According the WHO Malaria Map and COVID-19 Map, most countries in Sub-Saharan Africa are endemic to malaria and are equally least affected by the coronavirus.
In 2018, six countries accounted for more than half of all malaria cases worldwide: Nigeria (25 per cent), the Democratic Republic of the Congo (12 per cent), Uganda (five per cent), and Côte d’Ivoire, Mozambique and Niger (four per cent each).
The WHO Malaria Map shows that more than 90 per cent of countries worst hit by COVID-19 are not endemic to malaria including France, United States, United Kingdom, Canada, Spain, Italy, and Iran among others.
Unconfirmed report suggests that no sickle cell anaemia patient has died of COVID-19 because they are invulnerable to malaria. Africa is endemic to sickle cell anaemia. In fact, more than 90 per cent of all sickle cell anaemia cases exist on the continent.
A leader of the team of medical experts managing some of the COVID-19 isolation centres in Lagos, Prof. Akin Osibogun, told The Guardian yesterday that although he could not confirm the malaria-COVID-19 map claim, it was logical and worth investigating.
“No study has looked at that. Although it sounds logical but there is no scientific backing. What I think might explain why more black people in the United States and United Kingdom are dying from COVID-19 is because of the social inequalities that exist between whites and blacks in those societies. Whites are more likely to have health insurance and more likely to get urgent attention for ambulance service. Also, the blacks are more likely to lead bad lifestyles and take drugs. Another argument is that the BCG vaccination, which most Africans had may be offering some protection.”
Meanwhile, “predictions of mass deaths in Africa are problematic for reasons beyond inaccuracy,” write Caleb Okereke and Kesley Nielson in ‘The Problem with Predicting Coronavirus Apocalypse in Africa’.
“They (the West) assume that nothing that African countries do can mitigate the spread of the disease and prevent high death tolls. They presuppose that Africans will be just passive victims of yet another viral outbreak.
“But many African countries have long experience in dealing with infectious diseases and by now have developed know-how that many Western countries might not have. And many African leaders are also not unaware of their fragile healthcare systems – unlike some of their Western counterparts.
“This might, in fact, be the basis on which a lot of the continent’s proactive response is founded. Just as someone who is diabetic knows to avoid sugar, African governments understand that their most effective strategy in the battle against COVID-19 is prevention and applying lessons learned from previous and/or ongoing outbreaks.”
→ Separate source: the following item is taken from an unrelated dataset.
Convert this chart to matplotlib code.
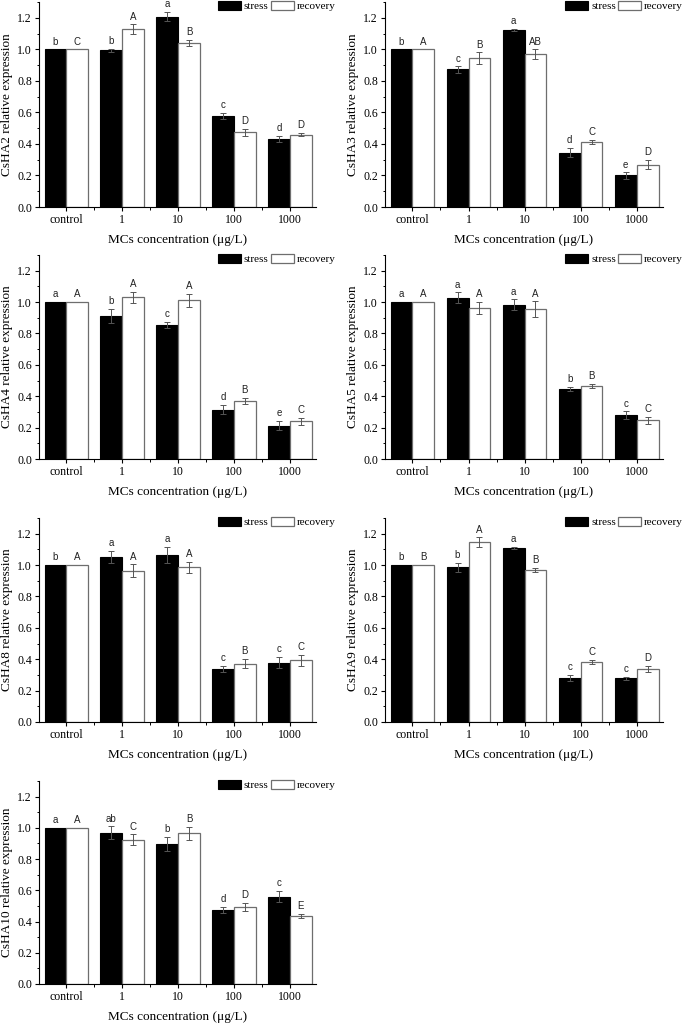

The duo added: “Why do we not see the same broad strokes applied to continents like Europe and North America? Western countries are able to recognise nuance and complexities within themselves, acknowledging that no two countries are exactly alike. If outcomes of this epidemic in Europe and North America vary greatly from country to country, why is it not possible to assume that the same would be the case in Africa?
“The view that all Africans think the same way and that all African countries will suffer the same fate is deeply rooted in colonial ideology, which dismisses an entire continent as inherently backward and dysfunctional.”